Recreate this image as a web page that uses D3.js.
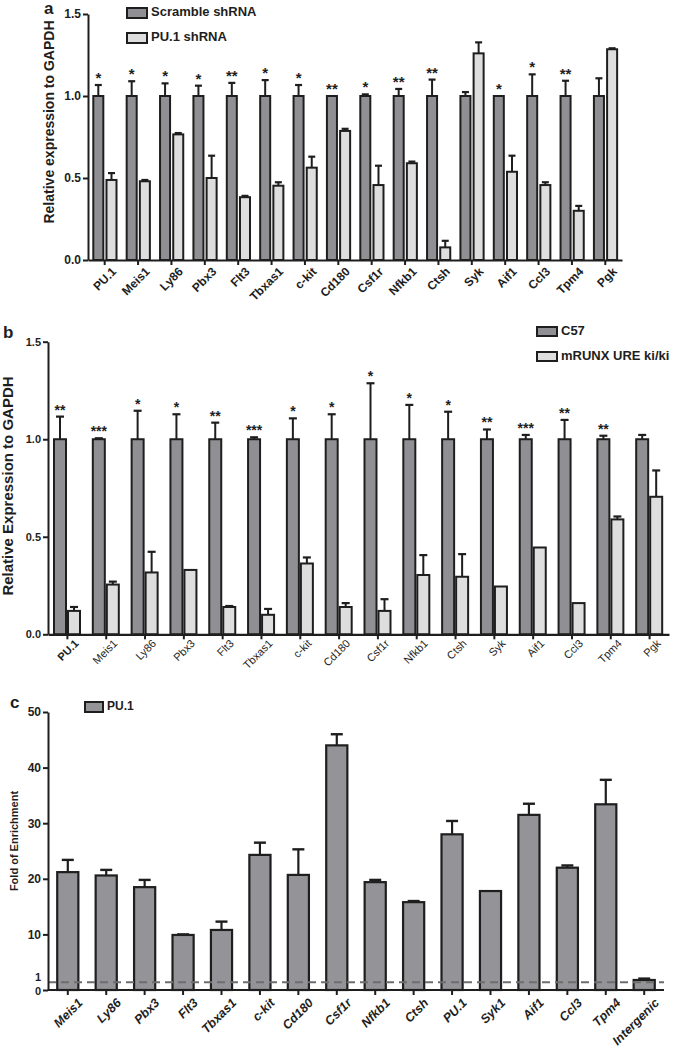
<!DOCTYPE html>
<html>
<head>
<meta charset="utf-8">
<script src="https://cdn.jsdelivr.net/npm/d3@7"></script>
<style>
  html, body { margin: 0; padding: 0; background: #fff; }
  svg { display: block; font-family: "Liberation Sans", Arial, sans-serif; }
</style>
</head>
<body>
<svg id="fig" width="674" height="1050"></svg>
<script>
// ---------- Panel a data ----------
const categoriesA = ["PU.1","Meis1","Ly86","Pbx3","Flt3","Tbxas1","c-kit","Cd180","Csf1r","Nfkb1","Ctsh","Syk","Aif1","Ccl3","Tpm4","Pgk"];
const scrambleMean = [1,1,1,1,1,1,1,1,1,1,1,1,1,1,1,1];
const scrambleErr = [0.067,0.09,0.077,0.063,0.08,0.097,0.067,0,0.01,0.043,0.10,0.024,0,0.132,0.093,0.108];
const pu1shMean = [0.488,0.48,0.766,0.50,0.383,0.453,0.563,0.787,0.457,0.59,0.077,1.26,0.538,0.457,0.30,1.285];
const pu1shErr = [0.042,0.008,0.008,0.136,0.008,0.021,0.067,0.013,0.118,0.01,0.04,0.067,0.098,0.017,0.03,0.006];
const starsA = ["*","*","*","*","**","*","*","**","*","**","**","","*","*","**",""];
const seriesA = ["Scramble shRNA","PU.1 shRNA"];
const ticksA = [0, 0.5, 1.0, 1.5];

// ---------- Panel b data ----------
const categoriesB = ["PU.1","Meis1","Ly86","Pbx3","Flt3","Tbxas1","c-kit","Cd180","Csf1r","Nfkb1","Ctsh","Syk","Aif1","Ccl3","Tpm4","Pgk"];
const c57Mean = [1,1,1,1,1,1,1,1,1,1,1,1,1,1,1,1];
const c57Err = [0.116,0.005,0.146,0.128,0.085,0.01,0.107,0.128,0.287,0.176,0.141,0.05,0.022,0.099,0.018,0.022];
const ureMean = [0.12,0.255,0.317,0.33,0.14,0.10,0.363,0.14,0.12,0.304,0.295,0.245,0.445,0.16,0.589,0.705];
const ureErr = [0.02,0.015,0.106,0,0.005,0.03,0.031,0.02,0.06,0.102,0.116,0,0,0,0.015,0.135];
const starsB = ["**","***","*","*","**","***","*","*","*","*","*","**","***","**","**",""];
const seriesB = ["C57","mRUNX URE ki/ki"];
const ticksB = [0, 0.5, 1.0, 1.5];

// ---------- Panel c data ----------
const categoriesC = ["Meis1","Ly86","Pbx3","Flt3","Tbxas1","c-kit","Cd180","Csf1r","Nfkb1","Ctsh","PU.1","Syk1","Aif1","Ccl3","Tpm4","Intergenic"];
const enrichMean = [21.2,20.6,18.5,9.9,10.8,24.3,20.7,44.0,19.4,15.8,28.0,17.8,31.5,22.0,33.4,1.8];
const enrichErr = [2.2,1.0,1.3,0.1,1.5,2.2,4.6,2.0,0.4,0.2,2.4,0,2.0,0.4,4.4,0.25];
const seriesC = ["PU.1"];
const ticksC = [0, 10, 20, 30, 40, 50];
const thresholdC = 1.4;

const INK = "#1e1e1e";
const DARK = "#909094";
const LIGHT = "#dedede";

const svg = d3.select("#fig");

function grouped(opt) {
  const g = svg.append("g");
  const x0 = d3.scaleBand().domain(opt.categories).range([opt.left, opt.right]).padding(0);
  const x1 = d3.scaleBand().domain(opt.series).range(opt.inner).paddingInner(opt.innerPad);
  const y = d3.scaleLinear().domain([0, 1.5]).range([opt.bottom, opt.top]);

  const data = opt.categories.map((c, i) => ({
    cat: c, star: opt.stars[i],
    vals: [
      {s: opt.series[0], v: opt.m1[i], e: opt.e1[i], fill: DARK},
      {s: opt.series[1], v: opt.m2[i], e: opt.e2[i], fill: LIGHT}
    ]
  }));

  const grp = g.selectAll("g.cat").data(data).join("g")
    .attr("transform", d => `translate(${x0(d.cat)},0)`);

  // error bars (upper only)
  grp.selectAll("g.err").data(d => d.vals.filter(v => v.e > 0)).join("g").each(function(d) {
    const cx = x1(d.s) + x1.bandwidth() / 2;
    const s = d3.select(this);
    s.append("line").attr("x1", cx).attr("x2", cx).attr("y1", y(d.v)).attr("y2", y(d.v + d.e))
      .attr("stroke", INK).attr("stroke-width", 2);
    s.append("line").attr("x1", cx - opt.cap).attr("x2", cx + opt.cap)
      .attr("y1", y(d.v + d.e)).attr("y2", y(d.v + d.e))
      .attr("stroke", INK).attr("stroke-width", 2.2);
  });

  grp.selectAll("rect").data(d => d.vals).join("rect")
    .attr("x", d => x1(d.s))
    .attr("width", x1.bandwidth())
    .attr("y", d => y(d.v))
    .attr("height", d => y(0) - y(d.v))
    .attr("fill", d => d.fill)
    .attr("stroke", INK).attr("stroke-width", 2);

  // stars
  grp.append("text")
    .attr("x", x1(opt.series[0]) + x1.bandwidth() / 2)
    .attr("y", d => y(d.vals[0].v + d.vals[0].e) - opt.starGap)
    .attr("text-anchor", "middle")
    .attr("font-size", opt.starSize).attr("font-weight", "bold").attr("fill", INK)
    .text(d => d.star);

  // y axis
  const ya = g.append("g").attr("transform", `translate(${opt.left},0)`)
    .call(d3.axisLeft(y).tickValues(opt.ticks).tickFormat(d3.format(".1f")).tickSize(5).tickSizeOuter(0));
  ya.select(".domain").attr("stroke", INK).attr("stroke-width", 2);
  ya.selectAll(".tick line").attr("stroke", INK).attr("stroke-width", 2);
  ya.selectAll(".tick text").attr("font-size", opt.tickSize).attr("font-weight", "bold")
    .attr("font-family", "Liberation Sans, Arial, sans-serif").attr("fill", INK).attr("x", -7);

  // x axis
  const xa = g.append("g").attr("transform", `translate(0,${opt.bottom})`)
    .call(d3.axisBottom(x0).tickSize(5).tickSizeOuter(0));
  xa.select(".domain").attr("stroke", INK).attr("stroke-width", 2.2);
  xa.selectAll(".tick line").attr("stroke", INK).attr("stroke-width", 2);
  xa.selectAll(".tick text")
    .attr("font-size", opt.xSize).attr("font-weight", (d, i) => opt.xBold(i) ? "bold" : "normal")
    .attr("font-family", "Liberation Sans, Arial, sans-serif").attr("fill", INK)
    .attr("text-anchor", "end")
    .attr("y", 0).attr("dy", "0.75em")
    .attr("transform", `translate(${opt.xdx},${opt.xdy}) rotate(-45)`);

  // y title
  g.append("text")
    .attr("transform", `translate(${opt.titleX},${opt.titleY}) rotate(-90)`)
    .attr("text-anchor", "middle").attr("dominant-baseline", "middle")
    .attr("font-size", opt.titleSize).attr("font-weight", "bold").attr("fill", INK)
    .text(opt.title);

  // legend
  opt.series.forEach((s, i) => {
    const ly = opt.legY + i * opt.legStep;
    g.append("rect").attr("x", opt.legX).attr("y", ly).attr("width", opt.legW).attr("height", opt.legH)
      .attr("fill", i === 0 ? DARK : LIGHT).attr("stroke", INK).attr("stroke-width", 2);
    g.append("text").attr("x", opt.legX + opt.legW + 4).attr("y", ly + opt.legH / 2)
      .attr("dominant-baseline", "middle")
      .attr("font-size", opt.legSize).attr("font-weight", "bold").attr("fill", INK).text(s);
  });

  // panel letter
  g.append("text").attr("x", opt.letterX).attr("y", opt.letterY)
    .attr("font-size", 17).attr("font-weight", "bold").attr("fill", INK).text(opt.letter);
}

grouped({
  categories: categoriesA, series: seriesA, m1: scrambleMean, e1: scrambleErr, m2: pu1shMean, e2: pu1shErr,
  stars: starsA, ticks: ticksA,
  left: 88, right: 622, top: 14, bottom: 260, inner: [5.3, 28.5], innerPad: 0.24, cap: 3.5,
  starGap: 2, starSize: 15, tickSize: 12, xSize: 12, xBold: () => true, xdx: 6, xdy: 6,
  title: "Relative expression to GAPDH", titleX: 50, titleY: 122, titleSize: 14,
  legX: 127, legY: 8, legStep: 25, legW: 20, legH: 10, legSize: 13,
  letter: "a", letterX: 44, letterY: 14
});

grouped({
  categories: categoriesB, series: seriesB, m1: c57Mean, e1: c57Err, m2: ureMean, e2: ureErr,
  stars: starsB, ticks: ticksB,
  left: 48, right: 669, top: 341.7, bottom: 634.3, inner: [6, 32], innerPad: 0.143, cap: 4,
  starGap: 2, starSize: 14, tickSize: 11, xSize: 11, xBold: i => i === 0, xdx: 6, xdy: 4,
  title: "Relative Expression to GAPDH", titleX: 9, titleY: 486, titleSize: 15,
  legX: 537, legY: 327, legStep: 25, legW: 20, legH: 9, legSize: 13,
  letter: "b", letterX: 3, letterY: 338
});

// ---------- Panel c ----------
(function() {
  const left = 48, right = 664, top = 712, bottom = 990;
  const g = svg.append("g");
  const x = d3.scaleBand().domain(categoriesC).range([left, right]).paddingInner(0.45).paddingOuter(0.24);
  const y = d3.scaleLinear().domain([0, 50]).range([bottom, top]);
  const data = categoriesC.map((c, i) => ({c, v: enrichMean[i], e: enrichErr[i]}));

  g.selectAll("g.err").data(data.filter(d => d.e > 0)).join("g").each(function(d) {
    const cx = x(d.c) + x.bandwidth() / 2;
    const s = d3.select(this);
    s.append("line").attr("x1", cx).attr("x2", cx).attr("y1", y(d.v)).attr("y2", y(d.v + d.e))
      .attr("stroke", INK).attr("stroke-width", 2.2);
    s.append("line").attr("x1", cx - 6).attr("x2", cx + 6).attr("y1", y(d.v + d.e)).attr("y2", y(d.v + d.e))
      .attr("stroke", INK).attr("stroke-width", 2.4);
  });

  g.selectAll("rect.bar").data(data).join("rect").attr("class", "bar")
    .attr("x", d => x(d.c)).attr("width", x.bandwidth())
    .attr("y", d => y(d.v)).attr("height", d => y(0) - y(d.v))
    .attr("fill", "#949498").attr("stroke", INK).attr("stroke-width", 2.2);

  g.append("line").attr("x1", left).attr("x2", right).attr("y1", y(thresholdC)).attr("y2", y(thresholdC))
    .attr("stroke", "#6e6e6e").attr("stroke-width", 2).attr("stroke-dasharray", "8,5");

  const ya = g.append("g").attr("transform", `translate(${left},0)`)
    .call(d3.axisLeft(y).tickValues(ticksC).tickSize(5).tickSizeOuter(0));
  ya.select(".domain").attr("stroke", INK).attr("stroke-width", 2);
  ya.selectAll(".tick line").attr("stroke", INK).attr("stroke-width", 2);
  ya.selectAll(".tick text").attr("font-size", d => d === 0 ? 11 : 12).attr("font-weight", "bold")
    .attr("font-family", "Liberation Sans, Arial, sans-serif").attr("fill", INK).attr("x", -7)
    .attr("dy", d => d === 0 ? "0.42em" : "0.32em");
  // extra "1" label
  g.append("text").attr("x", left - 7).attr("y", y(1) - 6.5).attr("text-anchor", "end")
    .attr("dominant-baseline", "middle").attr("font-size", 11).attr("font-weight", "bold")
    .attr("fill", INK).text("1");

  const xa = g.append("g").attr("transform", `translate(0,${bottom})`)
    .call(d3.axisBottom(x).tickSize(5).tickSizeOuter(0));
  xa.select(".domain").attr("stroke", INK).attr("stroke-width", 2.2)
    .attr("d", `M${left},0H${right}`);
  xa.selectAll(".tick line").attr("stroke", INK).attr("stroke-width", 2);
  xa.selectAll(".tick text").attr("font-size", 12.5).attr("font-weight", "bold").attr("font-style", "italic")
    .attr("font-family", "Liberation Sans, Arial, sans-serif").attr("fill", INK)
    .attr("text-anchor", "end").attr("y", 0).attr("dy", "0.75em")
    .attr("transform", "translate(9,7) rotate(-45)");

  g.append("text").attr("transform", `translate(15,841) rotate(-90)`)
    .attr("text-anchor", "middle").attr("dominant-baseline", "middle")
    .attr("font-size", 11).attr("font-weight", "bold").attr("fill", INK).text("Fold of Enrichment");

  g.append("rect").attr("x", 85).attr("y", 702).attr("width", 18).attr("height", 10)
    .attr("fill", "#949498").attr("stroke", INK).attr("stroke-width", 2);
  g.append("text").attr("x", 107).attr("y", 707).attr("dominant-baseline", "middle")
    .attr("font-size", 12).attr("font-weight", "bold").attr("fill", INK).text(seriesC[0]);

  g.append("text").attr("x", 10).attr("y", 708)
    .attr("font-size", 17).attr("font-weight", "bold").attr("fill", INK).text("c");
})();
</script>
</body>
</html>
---
Write out an exact copy of the listing, first line through the line containing "const ticksA = [0, 0.5, 1.0, 1.5];", with the pictures left out.

* Written response:
Recreate this image as a web page that uses D3.js.
<!DOCTYPE html>
<html>
<head>
<meta charset="utf-8">
<script src="https://cdn.jsdelivr.net/npm/d3@7"></script>
<style>
  html, body { margin: 0; padding: 0; background: #fff; }
  svg { display: block; font-family: "Liberation Sans", Arial, sans-serif; }
</style>
</head>
<body>
<svg id="fig" width="674" height="1050"></svg>
<script>
// ---------- Panel a data ----------
const categoriesA = ["PU.1","Meis1","Ly86","Pbx3","Flt3","Tbxas1","c-kit","Cd180","Csf1r","Nfkb1","Ctsh","Syk","Aif1","Ccl3","Tpm4","Pgk"];
const scrambleMean = [1,1,1,1,1,1,1,1,1,1,1,1,1,1,1,1];
const scrambleErr = [0.067,0.09,0.077,0.063,0.08,0.097,0.067,0,0.01,0.043,0.10,0.024,0,0.132,0.093,0.108];
const pu1shMean = [0.488,0.48,0.766,0.50,0.383,0.453,0.563,0.787,0.457,0.59,0.077,1.26,0.538,0.457,0.30,1.285];
const pu1shErr = [0.042,0.008,0.008,0.136,0.008,0.021,0.067,0.013,0.118,0.01,0.04,0.067,0.098,0.017,0.03,0.006];
const starsA = ["*","*","*","*","**","*","*","**","*","**","**","","*","*","**",""];
const seriesA = ["Scramble shRNA","PU.1 shRNA"];
const ticksA = [0, 0.5, 1.0, 1.5];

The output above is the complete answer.